Why was this a big deal? The first time water came from that rock to give water for the people, God told Moses to strike the rock. But he also told Moses that he himself would be standing on that rock (Exodus 17:6). This is to show that God didn’t just make water come out of a rock, but that because he “stood” on that rock, he was the source of the water. This gives validity to what the apostle Paul mentioned when he said that this very rock was Jesus Christ (1 Corinthians 10:4).

So the first time Israel drank from the rock, there was a sense of God taking a hit for the people. Even though the people grumbled against Moses and tested God, God in a sense took all that grumbling upon himself and produced something life-giving. There’s an element of sacrifice on God’s part, for his sinful and disrespectful people.
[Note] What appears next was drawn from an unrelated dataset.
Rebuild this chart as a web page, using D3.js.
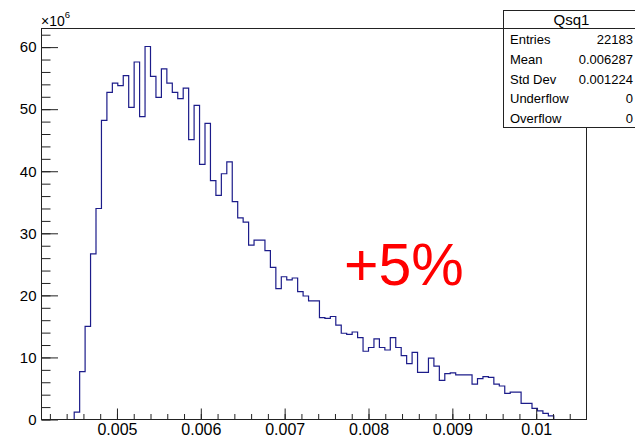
<!DOCTYPE html>
<html>
<head>
<meta charset="utf-8">
<script src="https://cdn.jsdelivr.net/npm/d3@7"></script>
<style>
  body { margin: 0; background: #fff; }
  svg { display: block; font-family: "Liberation Sans", Arial, Helvetica, sans-serif; }
  .tick line { stroke: #222; }
  .tick text { fill: #000; }
</style>
</head>
<body>
<div id="chart"></div>
<script>

// histogram Qsq1, 100 bins, contents in units of 1e6
var xMin = 0.0041, xMax = 0.0106
var counts = [
  0, 0, 0, 0, 0, 0, 1.2, 7.7, 15.0, 26.7,
  34.0, 48.2, 52.7, 54.2, 53.8, 55.4, 50.3, 57.6, 48.8, 60.1,
  55.3, 51.9, 56.5, 54.2, 52.7, 51.7, 53.4, 45.1, 50.6, 41.1,
  47.7, 38.5, 36.1, 39.6, 41.5, 35.1, 32.5, 31.8, 28.1, 28.9,
  28.9, 27.2, 24.5, 21.1, 23.0, 22.5, 22.8, 20.6, 19.9, 19.1,
  19.1, 16.4, 16.3, 16.6, 15.2, 13.9, 13.7, 14.1, 13.2, 11.0,
  11.6, 13.0, 11.6, 11.2, 13.2, 11.6, 10.3, 9.0, 10.8, 7.6,
  7.6, 9.9, 8.6, 6.3, 7.4, 7.5, 7.2, 7.2, 7.2, 5.7,
  6.6, 6.9, 6.8, 5.7, 5.4, 4.2, 4.4, 4.4, 2.6, 2.6,
  1.8, 1.4, 1.0, 0.6, 0, 0, 0, 0, 0, 0
]
var yMax = 63

var xTicks = [0.005, 0.006, 0.007, 0.008, 0.009, 0.01]
var xTickLabels = ['0.005', '0.006', '0.007', '0.008', '0.009', '0.01']
var yTicks = [0, 10, 20, 30, 40, 50, 60]

var statsTitle = 'Qsq1'
var statNames = ['Entries', 'Mean', 'Std Dev', 'Underflow', 'Overflow']
var statValues = ['22183', '0.006287', '0.001224', '0', '0']

var note = '+5%'

var W = 635, H = 439
var margin = {left: 41.5, top: 28.5, right: 48.5, bottom: 19.5}
var width = W - margin.left - margin.right
var height = H - margin.top - margin.bottom

var svg = d3.select('#chart').append('svg').attr('width', W).attr('height', H)
var g = svg.append('g').attr('transform', 'translate(' + margin.left + ',' + margin.top + ')')

var x = d3.scaleLinear().domain([xMin, xMax]).range([0, width])
var y = d3.scaleLinear().domain([0, yMax]).range([height, 0])

var binW = (xMax - xMin) / counts.length

// step outline, only over the filled range
var first = counts.findIndex(d => d > 0)
var last = counts.length - 1 - counts.slice().reverse().findIndex(d => d > 0)
var pts = [[xMin + first * binW, 0]]
for (var i = first; i <= last; i++) {
  pts.push([xMin + i * binW, counts[i]])
  pts.push([xMin + (i + 1) * binW, counts[i]])
}
pts.push([xMin + (last + 1) * binW, 0])

var line = d3.line().x(d => x(d[0])).y(d => y(d[1]))
g.append('path')
  .attr('d', line(pts))
  .attr('fill', 'none')
  .attr('stroke', '#1c1c8a')
  .attr('stroke-width', 1.2)

// axes, ticks pointing inwards like ROOT
var xMinor = d3.range(21, 53).map(d => +(d * 0.0002).toFixed(4))
var yMinor = d3.range(0, 63, 2)

g.append('g').attr('transform', 'translate(0,' + height + ')')
  .call(d3.axisBottom(x).tickValues(xMinor).tickSize(-5.5).tickFormat(''))
  .call(a => a.select('.domain').remove())

g.append('g').attr('transform', 'translate(0,' + height + ')')
  .call(d3.axisBottom(x).tickValues(xTicks).tickSize(-11).tickPadding(4.5)
    .tickFormat((d, i) => xTickLabels[i]))
  .call(a => a.select('.domain').remove())
  .selectAll('text').style('font-size', '16px')

g.append('g')
  .call(d3.axisLeft(y).tickValues(yMinor).tickSize(-9).tickFormat(''))
  .call(a => a.select('.domain').remove())

g.append('g')
  .call(d3.axisLeft(y).tickValues(yTicks).tickSize(-16.5).tickPadding(5))
  .call(a => a.select('.domain').remove())
  .selectAll('text').style('font-size', '15px')

g.selectAll('.tick text').attr('font-family', null)

// frame
g.append('rect')
  .attr('width', width).attr('height', height)
  .attr('fill', 'none').attr('stroke', '#222').attr('stroke-width', 1)

// x10^6 exponent
var ex = svg.append('text').attr('x', 41).attr('y', 26).style('font-size', '14px')
ex.append('tspan').text('×10')
ex.append('tspan').attr('dy', -8).style('font-size', '9.5px').text('6')

// big red label
svg.append('text')
  .attr('x', 344).attr('y', 285)
  .attr('fill', '#ff0000')
  .style('font-size', '59px')
  .text(note)

// stats box
var bx = 503.5, by = 10.5, bw = 140, th = 18, rh = 19.8
var box = svg.append('g')
box.append('rect')
  .attr('x', bx).attr('y', by).attr('width', bw).attr('height', th + rh * statNames.length)
  .attr('fill', '#fff').attr('stroke', '#222')
box.append('line')
  .attr('x1', bx).attr('x2', bx + bw).attr('y1', by + th).attr('y2', by + th)
  .attr('stroke', '#222')
box.append('text')
  .attr('x', 571.5).attr('y', by + 14)
  .attr('text-anchor', 'middle')
  .style('font-size', '15px')
  .text(statsTitle)

box.selectAll('text.name').data(statNames).enter().append('text')
  .attr('class', 'name')
  .attr('x', 510).attr('y', (d, i) => by + th + 15.5 + i * rh)
  .style('font-size', '13px')
  .text(d => d)

box.selectAll('text.val').data(statValues).enter().append('text')
  .attr('class', 'val')
  .attr('x', 633).attr('y', (d, i) => by + th + 15.5 + i * rh)
  .attr('text-anchor', 'end')
  .style('font-size', '13px')
  .text(d => d)

</script>
</body>
</html>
So with this in mind, the second time God tells Moses that water is going to come from the rock, he tells Moses not to strike the rock, but to speak to the rock. I presume that the Lord would once again be standing there on the rock as he was before, expecting Moses to speak, but instead gets hit twice.
Just FYI, if God tells you to open your mouth and talk to him, but instead you hit him, twice, that’s probably a sin.

Moses’ sin was disobedience to God’s command, but also, he treated God with great disrespect. He didn’t give him the due honor or reverence that God deserves, because he is holy.

So today, I’m left in a nervous discontent. I wonder, as someone who gets up on Sundays and teaches people about God, if I truly treat God as holy. Especially in youth ministry, where there’s a desire to be relevant, cool, and humorous, it can be hard to get the message across that God is a holy God; and you don’t treat him as anything but holy.

I’m left challenged by this. What needs to change in how I operate on Sundays? And what needs to change in my daily life as I try to show the world around me that I not only believe in God, but treat him as holy?